By Fred Kaplan, Slate: Despite a pandemic, a looming cold war with China, and the harshest economic crisis since the Great Depression, President Donald Trump still has room on his plate for provoking a war with Iran.

That is the only plausible interpretation of his decision, reported by the Washington Post this week, to end the sanction waivers that allow Russian, Chinese, and European companies to do work at Iranian nuclear sites.

The odd thing about this decision is that those companies were helping to prevent Iran from reviving its nuclear program. With the waivers removed, the brakes will be lifted, and Iran is likely once again to enrich uranium at levels approaching what’s needed to build bombs. The Post quotes Kelsey Davenport, director of nonproliferation policy at the Arms Control Association, as saying, “The Trump administration is shooting itself in the foot with this move.”

This would be true if Trump’s prime motive in dealing with Iran were to block it from going nuclear. But the move makes perfect sense if his larger aims are to put the final nail in the coffin of the Iran nuclear deal, which his nemesis, Barack Obama, negotiated in 2015—and to crush the Iranian regime, in part by forcing it to get back in the nuclear business, which would provide an excuse for Trump to bomb its facilities and perhaps other targets too.

The 2015 accord—which was signed by the U.S., Iran, and five other countries, then codified into a U.N. resolution—required Iran to dismantle nearly all of its nuclear infrastructure, in exchange for which the other countries would lift most of their economic sanctions against the Islamic Republic. (Some sanctions, penalizing Iran for its ballistic missiles and its support of terrorists, would remain.) When Trump pulled out of the deal in 2018 (against the advice of his top advisers at the time), he reimposed the sanctions—then, one year later, imposed “secondary sanctions” against other countries that did business with Iran.

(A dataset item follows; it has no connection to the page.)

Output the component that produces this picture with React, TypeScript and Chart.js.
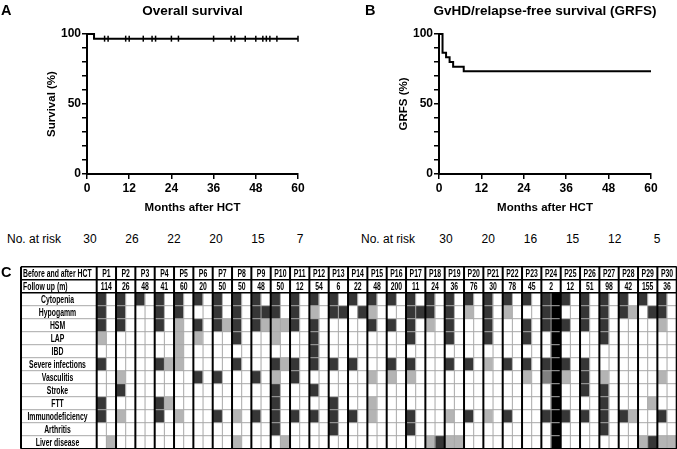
import React, { useEffect, useRef } from 'react';
import { Chart, registerables } from 'chart.js';

Chart.register(...registerables);

const SANS = '"Liberation Sans", Arial, sans-serif';

// ---------- Panels A and B (Kaplan-Meier) ----------
const monthTickStep = 12;
const percentLabels = [0, 50, 100];

const osTitle = 'Overall survival';
const osYTitle = 'Survival (%)';
const osMonths = [0, 2, 60];
const osPercent = [100, 96.67, 96.67];
const osCensored = [5, 6, 11, 12, 16, 18.5, 19.5, 24, 26, 36, 41, 42, 45, 48, 50, 51, 52, 54, 60];

const grfsTitle = 'GvHD/relapse-free survival (GRFS)';
const grfsYTitle = 'GRFS (%)';
const grfsMonths = [0, 1, 2, 3, 4, 7, 60];
const grfsPercent = [100, 86.67, 83.33, 80, 76.67, 73.33, 73.33];

const xTitle = 'Months after HCT';
const riskLabel = 'No. at risk';
const osAtRisk = [30, 26, 22, 20, 15, 7];
const grfsAtRisk = [30, 20, 16, 15, 12, 5];

// ---------- Panel C (heat map) ----------
const headerRows = ['Before and after HCT', 'Follow up (m)'];
const conditions = [
  'Cytopenia', 'Hypogamm', 'HSM', 'LAP', 'IBD', 'Severe infections',
  'Vasculitis', 'Stroke', 'FTT', 'Immunodeficiency', 'Arthritis', 'Liver disease',
];
const patients = [
  'P1', 'P2', 'P3', 'P4', 'P5', 'P6', 'P7', 'P8', 'P9', 'P10',
  'P11', 'P12', 'P13', 'P14', 'P15', 'P16', 'P17', 'P18', 'P19', 'P20',
  'P21', 'P22', 'P23', 'P24', 'P25', 'P26', 'P27', 'P28', 'P29', 'P30',
];
const followUp = [114, 26, 48, 41, 60, 20, 50, 50, 48, 50, 12, 54, 6, 22, 48, 200, 11, 24, 36, 76, 30, 78, 45, 2, 12, 51, 98, 42, 155, 36];
// status per condition (order of `conditions`): 0 none, 1 light, 2 dark, 3 black (death), 4 medium
const beforeHCT = [
  '222102002200', '222000120100', '200000000000', '222002002200', '221111000100',
  '202100200000', '222000200200', '222202000101', '222000200200', '221102122220',
  '222002200200', '212222020200', '220002002220', '200002000200', '212000101100',
  '202002100000', '222202100220', '221000000001', '222202000101', '210002000200',
  '222201000100', '210002000200', '202202100000', '222002400200', '202002100200',
  '222002220200', '222200122220', '220000000200', '200000000001', '221000100201',
];
const afterHCT = [
  '000000000001', '000000000000', '000000000000', '000001001000', '000000000000',
  '000000000000', '001000000000', '000000000000', '021000000000', '001001000001',
  '000000000000', '000000000000', '020000000000', '020000000000', '000000000000',
  '000000000000', '020000000000', '000000000002', '000000000001', '000000000000',
  '000000000000', '000000000000', '000000000000', '333333333333', '000000000000',
  '000000000000', '000000000000', '010000000100', '020000001002', '000000000001',
];
const statusColors: Record<string, string> = {
  '0': '#ffffff', '1': '#b4b4b4', '2': '#363636', '3': '#000000', '4': '#808080',
};

function stepValue(months: number[], values: number[], m: number) {
  let v = values[0];
  for (let i = 0; i < months.length; i++) if (months[i] <= m) v = values[i];
  return v;
}

function panelTitle(text: string) {
  return {
    id: 'panelTitle',
    afterDraw(chart: any) {
      const { ctx, chartArea } = chart;
      ctx.save();
      ctx.font = `bold 13.5px ${SANS}`;
      ctx.fillStyle = '#000';
      ctx.textAlign = 'center';
      ctx.textBaseline = 'middle';
      ctx.fillText(text, (chartArea.left + chartArea.right) / 2, 11);
      ctx.restore();
    },
  };
}

function kmConfig(o: {
  title: string; yTitle: string; months: number[]; percent: number[]; censored?: number[];
  yAxisWidth: number; yTitleCenter: number; rightPad: number;
}): any {
  const datasets: any[] = [
    {
      type: 'line',
      data: o.months.map((m, i) => ({ x: m, y: o.percent[i] })),
      stepped: true,
      borderColor: '#000',
      borderWidth: 2,
      pointRadius: 0,
      fill: false,
      clip: false,
    },
  ];
  if (o.censored) {
    datasets.push({
      type: 'scatter',
      data: o.censored.map((m) => ({ x: m, y: stepValue(o.months, o.percent, m) })),
      pointStyle: 'line',
      rotation: 90,
      pointRadius: 3,
      borderColor: '#000',
      borderWidth: 1.5,
      clip: false,
    });
  }
  const tickFont = { family: SANS, weight: 'bold', size: 12 };
  const titleFont = { family: SANS, weight: 'bold', size: 11.5, lineHeight: 1.2 };
  return {
    type: 'line',
    data: { datasets },
    options: {
      animation: false,
      responsive: false,
      maintainAspectRatio: false,
      layout: { padding: { left: 0, top: 34, right: o.rightPad, bottom: 0 } },
      plugins: { legend: { display: false }, tooltip: { enabled: false }, title: { display: false } },
      scales: {
        x: {
          type: 'linear', min: 0, max: 60,
          ticks: { stepSize: monthTickStep, font: tickFont, color: '#000', padding: 2, maxRotation: 0, autoSkip: false },
          grid: { display: true, drawOnChartArea: false, drawTicks: true, tickLength: 5, color: '#000', lineWidth: 1.5 },
          border: { display: true, color: '#000', width: 2 },
          title: { display: true, text: xTitle, font: titleFont, color: '#000', padding: 0 },
          afterFit: (s: any) => { s.height = 41; },
        },
        y: {
          type: 'linear', min: 0, max: 100,
          ticks: {
            stepSize: 10, autoSkip: false, font: tickFont, color: '#000', padding: 1,
            callback: (v: number) => (percentLabels.includes(v) ? String(v) : ''),
          },
          grid: { display: true, drawOnChartArea: false, drawTicks: true, tickLength: 5, color: '#000', lineWidth: 1.5 },
          border: { display: true, color: '#000', width: 2 },
          title: {
            display: true, text: o.yTitle, font: titleFont, color: '#000',
            padding: { top: o.yTitleCenter - 6.9, bottom: 0 },
          },
          afterFit: (s: any) => { s.width = o.yAxisWidth; },
        },
      },
    },
    plugins: [panelTitle(o.title)],
  };
}

function heatConfig(): any {
  const rowNames = [...headerRows, ...conditions];
  const labels: string[] = [];
  patients.forEach((p) => { labels.push(`${p} before`); labels.push(`${p} after`); });
  const cellColor = (r: number, c: number) => {
    if (r < headerRows.length) return '#ffffff';
    const p = Math.floor(c / 2);
    const s = c % 2 === 0 ? beforeHCT[p] : afterHCT[p];
    return statusColors[s[r - headerRows.length]];
  };
  const datasets = rowNames.map((name, r) => ({
    label: name,
    data: labels.map(() => 1),
    backgroundColor: (ctx: any) => cellColor(r, ctx.dataIndex),
    borderWidth: 0,
    barPercentage: 1,
    categoryPercentage: 1,
  }));
  const axisWidth = 75.7;
  const squeeze = 0.66;
  const tableFont = `bold 10.4px ${SANS}`;

  // draw condensed text (the reference table uses a narrow face)
  const narrowText = (ctx: any, text: string, x: number, y: number, align: 'left' | 'center') => {
    ctx.save();
    ctx.translate(x, y);
    ctx.scale(squeeze, 1);
    ctx.textAlign = align;
    ctx.fillText(text, 0, 0);
    ctx.restore();
  };

  const tablePlugin = {
    id: 'tableLines',
    afterDatasetsDraw(chart: any) {
      const { ctx, chartArea: ca, scales } = chart;
      const x = scales.x;
      const y = scales.y;
      const colW = x.getPixelForValue(1) - x.getPixelForValue(0);
      const colX = (c: number) => x.getPixelForValue(0) - colW / 2 + c * colW;
      const rowY = (r: number) => y.getPixelForValue(r);
      const left = y.left;
      const nRows = rowNames.length;
      const nCols = labels.length;
      ctx.save();
      // thin grey lines
      ctx.strokeStyle = '#a8a8a8';
      ctx.lineWidth = 1;
      for (let r = headerRows.length + 1; r < nRows; r++) {
        ctx.beginPath(); ctx.moveTo(left, rowY(r)); ctx.lineTo(ca.right, rowY(r)); ctx.stroke();
      }
      for (let c = 1; c < nCols; c += 2) {
        ctx.beginPath(); ctx.moveTo(colX(c), rowY(headerRows.length)); ctx.lineTo(colX(c), rowY(nRows)); ctx.stroke();
      }
      // black lines
      ctx.strokeStyle = '#000';
      ctx.lineWidth = 1.5;
      for (let r = 0; r <= headerRows.length; r++) {
        ctx.beginPath(); ctx.moveTo(left, rowY(r)); ctx.lineTo(ca.right, rowY(r)); ctx.stroke();
      }
      ctx.beginPath(); ctx.moveTo(left, rowY(nRows)); ctx.lineTo(ca.right, rowY(nRows)); ctx.stroke();
      ctx.lineWidth = 2;
      ctx.beginPath(); ctx.moveTo(left, rowY(0)); ctx.lineTo(left, rowY(nRows)); ctx.stroke();
      for (let c = 0; c <= nCols; c += 2) {
        ctx.beginPath(); ctx.moveTo(colX(c), rowY(0)); ctx.lineTo(colX(c), rowY(nRows)); ctx.stroke();
      }
      // text
      ctx.fillStyle = '#000';
      ctx.font = tableFont;
      ctx.textBaseline = 'middle';
      rowNames.forEach((name, r) => {
        const cy = y.getPixelForValue(r + 0.5) + 0.5;
        if (r < headerRows.length) narrowText(ctx, name, left + 2, cy, 'left');
        else narrowText(ctx, name, left + 36.5, cy, 'center');
      });
      patients.forEach((p, i) => {
        const cx = (colX(2 * i) + colX(2 * i + 2)) / 2;
        narrowText(ctx, p, cx, (rowY(0) + rowY(1)) / 2 + 0.5, 'center');
        narrowText(ctx, String(followUp[i]), cx, (rowY(1) + rowY(2)) / 2 + 0.5, 'center');
      });
      ctx.restore();
    },
  };

  return {
    type: 'bar',
    data: { labels, datasets },
    options: {
      animation: false,
      responsive: false,
      maintainAspectRatio: false,
      layout: { padding: { left: 21, top: 4.7, right: 0.3, bottom: 0.3 } },
      plugins: { legend: { display: false }, tooltip: { enabled: false } },
      scales: {
        x: { type: 'category', stacked: true, display: false, offset: true },
        y: {
          type: 'linear', stacked: true, reverse: true, min: 0, max: rowNames.length,
          ticks: { display: false },
          grid: { display: false, drawTicks: false },
          border: { display: false },
          afterFit: (s: any) => { s.width = axisWidth; },
        },
      },
    },
    plugins: [tablePlugin],
  };
}

function ChartCanvas(props: { left: number; top: number; width: number; height: number; make: () => any }) {
  const ref = useRef<HTMLCanvasElement>(null);
  useEffect(() => {
    const chart = new Chart(ref.current!, props.make());
    return () => chart.destroy();
  }, []);
  return (
    <canvas
      ref={ref}
      width={props.width}
      height={props.height}
      style={{ position: 'absolute', left: props.left, top: props.top, width: props.width, height: props.height }}
    />
  );
}

const letterStyle: React.CSSProperties = {
  position: 'absolute', fontFamily: SANS, fontWeight: 'bold', fontSize: 14.5, lineHeight: '16px', color: '#000',
};
const riskStyle: React.CSSProperties = {
  position: 'absolute', fontFamily: SANS, fontSize: 12, lineHeight: '14px', color: '#000', whiteSpace: 'nowrap',
};

function RiskRow(props: { labelLeft: number; start: number; step: number; values: number[] }) {
  const top = 232;
  return (
    <>
      <div style={{ ...riskStyle, left: props.labelLeft, top }}>{riskLabel}</div>
      {props.values.map((v, i) => (
        <div
          key={i}
          style={{ ...riskStyle, left: props.start + props.step * i - 20, top, width: 40, textAlign: 'center' }}
        >
          {v}
        </div>
      ))}
    </>
  );
}

export default function App() {
  return (
    <div style={{ position: 'absolute', left: 0, top: 0, width: 677, height: 449, background: '#fff', overflow: 'hidden' }}>
      <ChartCanvas
        left={0} top={0} width={338} height={215}
        make={() => kmConfig({
          title: osTitle, yTitle: osYTitle, months: osMonths, percent: osPercent, censored: osCensored,
          yAxisWidth: 87, yTitleCenter: 52, rightPad: 40,
        })}
      />
      <ChartCanvas
        left={338} top={0} width={339} height={215}
        make={() => kmConfig({
          title: grfsTitle, yTitle: grfsYTitle, months: grfsMonths, percent: grfsPercent,
          yAxisWidth: 101, yTitleCenter: 66, rightPad: 26,
        })}
      />
      <ChartCanvas left={0} top={262} width={677} height={187} make={heatConfig} />
      <div style={{ ...letterStyle, left: 1, top: 2 }}>A</div>
      <div style={{ ...letterStyle, left: 365, top: 2 }}>B</div>
      <div style={{ ...letterStyle, left: 1, top: 264 }}>C</div>
      <RiskRow labelLeft={7} start={90} step={42} values={osAtRisk} />
      <RiskRow labelLeft={361} start={446} step={42.2} values={grfsAtRisk} />
    </div>
  );
}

However, even Trump’s most hawkish advisers on the subject realized that not all business with Iran should be canceled or penalized. One aspect of the 2015 deal called for Russia to take away spent fuel from Iranian reactors and return it in a form that could not be used to make bombs. Another article allowed Iran to import uranium enriched to the level of 20 percent purity, which was required for operations at the Tehran Research Reactor. Still another clause allowed other countries to help modify Iran’s Arak heavy-water research reactor so it’s unable to produce plutonium, another path to atomic weapons. If those activities were halted, Iran would have no choice but to enrich its own uranium to 20 percent or to process plutonium. A foreign presence at the nuclear sites also helps ensure that Iran is abiding by the deal—supplementing the inspections by the International Atomic Energy Agency. So Trump waived the sanctions on those transactions.

These are the waivers that Trump has now decided to cancel. After a 60-day period, allowing the foreign companies to wind down their programs, the United States will apply sanctions if they continue to help Iran—even though they’re stopping Iran from going nuclear.

According to the Post, some U.S. officials, including Iran hawks, argued against lifting the waivers. But Secretary of State Mike Pompeo fiercely made the case in favor—and, as often happens, won the day. He’d pushed for taking the action in March, but Treasury Secretary Steven Mnuchin argued for keeping the waivers in place. Trump extended them for another 60 days. When that period expired, Pompeo pounced and, this time, prevailed.

Pompeo has long been an insistent advocate of regime change in Tehran, and he has shrewdly pushed Trump in that direction at key moments. With Trump keen to excite his base in the run-up to the 2020 election, Pompeo apparently saw the expiration of the 60-day extension as an ideal time for a push.

The 2015 deal barred Iran from enriching uranium at levels above 3.67 percent over the subsequent 15 years. Enrichment below this level—much too low to produce an A-bomb—is permitted not only by the deal but also by the Non-Proliferation Treaty, which Iran signed long ago. Weapons-grade uranium requires enrichment of 90 percent purity. But once enrichment reaches 20 percent, it doesn’t take much effort or time to get to 90.

If the Iranians start enriching uranium to 20 percent, or start undoing the modifications at the Akar heavy-water reactor, Pompeo will no doubt sound the alarm that they are on the verge of becoming a nuclear-armed state—and push for action to prevent that. He will make this push with no support from European or Asian allies and much bitterness from his own colleagues within the Trump administration. The next move would be up to Trump, who may have to decide between bombing Iran or letting Iran approach the verge of going nuclear. If he faces this dilemma, it will be the result of his own decisions—first, to pull out of the deal; second, to lift the sanction waivers. It’s not too late now to reconsider the latter—for his own good, as well as for the rest of us.

Fred Kaplan is the author of The Bomb: Presidents, Generals, and the Secret History of Nuclear War.